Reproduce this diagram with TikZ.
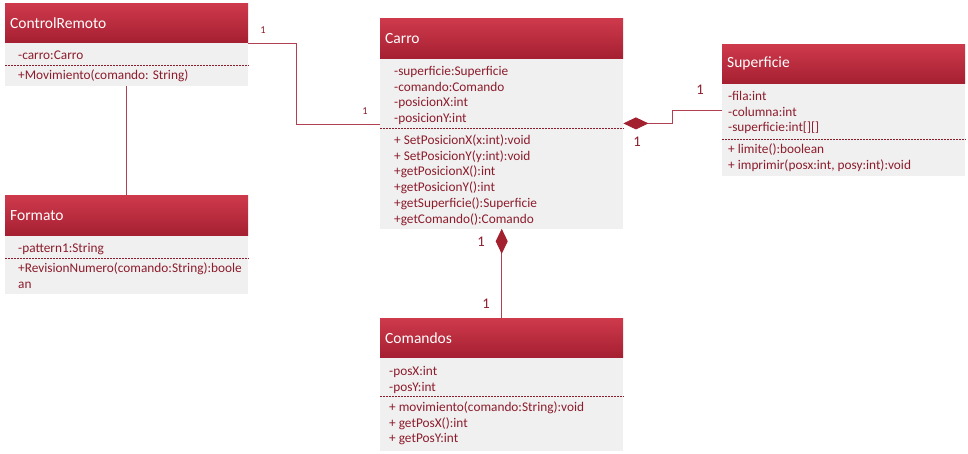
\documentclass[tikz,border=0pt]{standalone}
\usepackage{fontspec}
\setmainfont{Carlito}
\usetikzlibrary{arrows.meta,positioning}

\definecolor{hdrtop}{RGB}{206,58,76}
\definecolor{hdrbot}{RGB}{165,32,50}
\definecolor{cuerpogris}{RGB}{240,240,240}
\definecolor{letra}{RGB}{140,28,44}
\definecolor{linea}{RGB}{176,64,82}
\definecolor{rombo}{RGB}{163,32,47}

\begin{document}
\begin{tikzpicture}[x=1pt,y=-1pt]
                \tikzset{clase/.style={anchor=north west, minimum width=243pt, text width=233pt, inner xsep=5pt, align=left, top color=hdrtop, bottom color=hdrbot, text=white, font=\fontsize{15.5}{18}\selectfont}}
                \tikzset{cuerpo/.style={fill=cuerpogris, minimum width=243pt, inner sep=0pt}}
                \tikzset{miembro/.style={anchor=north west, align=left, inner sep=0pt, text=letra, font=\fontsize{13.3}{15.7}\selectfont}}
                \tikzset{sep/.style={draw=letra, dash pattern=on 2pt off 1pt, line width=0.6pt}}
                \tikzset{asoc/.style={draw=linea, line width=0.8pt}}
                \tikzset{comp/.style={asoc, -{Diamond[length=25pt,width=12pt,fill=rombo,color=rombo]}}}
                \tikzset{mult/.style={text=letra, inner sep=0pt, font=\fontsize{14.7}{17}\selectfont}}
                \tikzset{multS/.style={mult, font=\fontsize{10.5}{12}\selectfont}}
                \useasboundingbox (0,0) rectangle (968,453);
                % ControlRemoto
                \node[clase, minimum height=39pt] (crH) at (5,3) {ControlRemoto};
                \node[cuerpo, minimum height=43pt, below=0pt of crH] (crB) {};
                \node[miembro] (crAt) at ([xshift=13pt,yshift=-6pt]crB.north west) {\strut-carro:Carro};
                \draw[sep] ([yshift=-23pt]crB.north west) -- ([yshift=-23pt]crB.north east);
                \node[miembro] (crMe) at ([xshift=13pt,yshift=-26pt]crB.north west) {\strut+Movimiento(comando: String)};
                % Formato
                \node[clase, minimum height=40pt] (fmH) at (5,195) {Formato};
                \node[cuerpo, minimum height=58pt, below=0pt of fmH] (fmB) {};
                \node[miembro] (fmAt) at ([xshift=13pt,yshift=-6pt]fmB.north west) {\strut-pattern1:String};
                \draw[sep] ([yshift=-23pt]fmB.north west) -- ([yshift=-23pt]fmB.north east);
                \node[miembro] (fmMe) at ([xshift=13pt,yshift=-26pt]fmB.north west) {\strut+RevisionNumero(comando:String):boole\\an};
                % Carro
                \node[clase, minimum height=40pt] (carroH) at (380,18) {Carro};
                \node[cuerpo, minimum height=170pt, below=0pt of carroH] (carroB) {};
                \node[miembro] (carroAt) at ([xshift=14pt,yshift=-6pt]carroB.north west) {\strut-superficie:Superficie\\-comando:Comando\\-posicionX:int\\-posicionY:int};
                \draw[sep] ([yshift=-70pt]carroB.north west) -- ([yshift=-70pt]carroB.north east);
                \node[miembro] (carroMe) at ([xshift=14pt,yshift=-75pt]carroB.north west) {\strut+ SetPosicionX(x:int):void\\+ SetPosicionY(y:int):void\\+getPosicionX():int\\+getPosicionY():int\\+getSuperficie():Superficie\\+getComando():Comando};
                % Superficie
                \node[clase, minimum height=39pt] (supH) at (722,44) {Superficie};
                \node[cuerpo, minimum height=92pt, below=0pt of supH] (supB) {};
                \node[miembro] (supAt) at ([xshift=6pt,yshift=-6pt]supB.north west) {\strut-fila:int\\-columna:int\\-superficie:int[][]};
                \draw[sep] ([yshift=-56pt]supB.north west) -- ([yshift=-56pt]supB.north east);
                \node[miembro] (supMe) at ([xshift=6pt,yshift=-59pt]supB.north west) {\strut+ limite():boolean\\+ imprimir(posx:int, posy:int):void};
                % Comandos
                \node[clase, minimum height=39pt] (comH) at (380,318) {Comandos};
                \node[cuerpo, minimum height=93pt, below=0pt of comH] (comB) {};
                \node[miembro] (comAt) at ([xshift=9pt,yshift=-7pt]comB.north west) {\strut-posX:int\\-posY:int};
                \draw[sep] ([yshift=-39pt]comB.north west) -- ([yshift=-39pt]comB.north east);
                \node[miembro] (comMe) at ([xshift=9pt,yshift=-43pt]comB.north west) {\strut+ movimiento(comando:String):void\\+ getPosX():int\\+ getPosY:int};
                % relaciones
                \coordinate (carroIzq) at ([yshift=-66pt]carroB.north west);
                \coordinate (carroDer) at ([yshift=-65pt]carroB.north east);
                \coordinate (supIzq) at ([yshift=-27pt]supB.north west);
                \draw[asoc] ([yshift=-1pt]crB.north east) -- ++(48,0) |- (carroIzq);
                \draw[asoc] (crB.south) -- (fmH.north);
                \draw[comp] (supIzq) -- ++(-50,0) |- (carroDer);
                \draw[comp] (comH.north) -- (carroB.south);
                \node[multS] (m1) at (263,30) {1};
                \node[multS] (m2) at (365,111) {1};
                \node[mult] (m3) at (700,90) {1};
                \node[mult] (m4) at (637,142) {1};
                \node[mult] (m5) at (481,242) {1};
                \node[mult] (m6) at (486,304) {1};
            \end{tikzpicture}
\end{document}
══════════
What the exercise asks ▸
Copy out all of the material exactly as written, without its pictures.

Full output ▸
Reproduce this diagram with TikZ.
\documentclass[tikz,border=0pt]{standalone}
\usepackage{fontspec}
\setmainfont{Carlito}
\usetikzlibrary{arrows.meta,positioning}

\definecolor{hdrtop}{RGB}{206,58,76}
\definecolor{hdrbot}{RGB}{165,32,50}
\definecolor{cuerpogris}{RGB}{240,240,240}
\definecolor{letra}{RGB}{140,28,44}
\definecolor{linea}{RGB}{176,64,82}
\definecolor{rombo}{RGB}{163,32,47}

\begin{document}
\begin{tikzpicture}[x=1pt,y=-1pt]
                \tikzset{clase/.style={anchor=north west, minimum width=243pt, text width=233pt, inner xsep=5pt, align=left, top color=hdrtop, bottom color=hdrbot, text=white, font=\fontsize{15.5}{18}\selectfont}}
                \tikzset{cuerpo/.style={fill=cuerpogris, minimum width=243pt, inner sep=0pt}}
                \tikzset{miembro/.style={anchor=north west, align=left, inner sep=0pt, text=letra, font=\fontsize{13.3}{15.7}\selectfont}}
                \tikzset{sep/.style={draw=letra, dash pattern=on 2pt off 1pt, line width=0.6pt}}
                \tikzset{asoc/.style={draw=linea, line width=0.8pt}}
                \tikzset{comp/.style={asoc, -{Diamond[length=25pt,width=12pt,fill=rombo,color=rombo]}}}
                \tikzset{mult/.style={text=letra, inner sep=0pt, font=\fontsize{14.7}{17}\selectfont}}
                \tikzset{multS/.style={mult, font=\fontsize{10.5}{12}\selectfont}}
                \useasboundingbox (0,0) rectangle (968,453);
                % ControlRemoto
                \node[clase, minimum height=39pt] (crH) at (5,3) {ControlRemoto};
                \node[cuerpo, minimum height=43pt, below=0pt of crH] (crB) {};
                \node[miembro] (crAt) at ([xshift=13pt,yshift=-6pt]crB.north west) {\strut-carro:Carro};
                \draw[sep] ([yshift=-23pt]crB.north west) -- ([yshift=-23pt]crB.north east);
                \node[miembro] (crMe) at ([xshift=13pt,yshift=-26pt]crB.north west) {\strut+Movimiento(comando: String)};
                % Formato
                \node[clase, minimum height=40pt] (fmH) at (5,195) {Formato};
                \node[cuerpo, minimum height=58pt, below=0pt of fmH] (fmB) {};
                \node[miembro] (fmAt) at ([xshift=13pt,yshift=-6pt]fmB.north west) {\strut-pattern1:String};
                \draw[sep] ([yshift=-23pt]fmB.north west) -- ([yshift=-23pt]fmB.north east);
                \node[miembro] (fmMe) at ([xshift=13pt,yshift=-26pt]fmB.north west) {\strut+RevisionNumero(comando:String):boole\\an};
                % Carro
                \node[clase, minimum height=40pt] (carroH) at (380,18) {Carro};
                \node[cuerpo, minimum height=170pt, below=0pt of carroH] (carroB) {};
                \node[miembro] (carroAt) at ([xshift=14pt,yshift=-6pt]carroB.north west) {\strut-superficie:Superficie\\-comando:Comando\\-posicionX:int\\-posicionY:int};
                \draw[sep] ([yshift=-70pt]carroB.north west) -- ([yshift=-70pt]carroB.north east);
                \node[miembro] (carroMe) at ([xshift=14pt,yshift=-75pt]carroB.north west) {\strut+ SetPosicionX(x:int):void\\+ SetPosicionY(y:int):void\\+getPosicionX():int\\+getPosicionY():int\\+getSuperficie():Superficie\\+getComando():Comando};
                % Superficie
                \node[clase, minimum height=39pt] (supH) at (722,44) {Superficie};
                \node[cuerpo, minimum height=92pt, below=0pt of supH] (supB) {};
                \node[miembro] (supAt) at ([xshift=6pt,yshift=-6pt]supB.north west) {\strut-fila:int\\-columna:int\\-superficie:int[][]};
                \draw[sep] ([yshift=-56pt]supB.north west) -- ([yshift=-56pt]supB.north east);
                \node[miembro] (supMe) at ([xshift=6pt,yshift=-59pt]supB.north west) {\strut+ limite():boolean\\+ imprimir(posx:int, posy:int):void};
                % Comandos
                \node[clase, minimum height=39pt] (comH) at (380,318) {Comandos};
                \node[cuerpo, minimum height=93pt, below=0pt of comH] (comB) {};
                \node[miembro] (comAt) at ([xshift=9pt,yshift=-7pt]comB.north west) {\strut-posX:int\\-posY:int};
                \draw[sep] ([yshift=-39pt]comB.north west) -- ([yshift=-39pt]comB.north east);
                \node[miembro] (comMe) at ([xshift=9pt,yshift=-43pt]comB.north west) {\strut+ movimiento(comando:String):void\\+ getPosX():int\\+ getPosY:int};
                % relaciones
                \coordinate (carroIzq) at ([yshift=-66pt]carroB.north west);
                \coordinate (carroDer) at ([yshift=-65pt]carroB.north east);
                \coordinate (supIzq) at ([yshift=-27pt]supB.north west);
                \draw[asoc] ([yshift=-1pt]crB.north east) -- ++(48,0) |- (carroIzq);
                \draw[asoc] (crB.south) -- (fmH.north);
                \draw[comp] (supIzq) -- ++(-50,0) |- (carroDer);
                \draw[comp] (comH.north) -- (carroB.south);
                \node[multS] (m1) at (263,30) {1};
                \node[multS] (m2) at (365,111) {1};
                \node[mult] (m3) at (700,90) {1};
                \node[mult] (m4) at (637,142) {1};
                \node[mult] (m5) at (481,242) {1};
                \node[mult] (m6) at (486,304) {1};
            \end{tikzpicture}
\end{document}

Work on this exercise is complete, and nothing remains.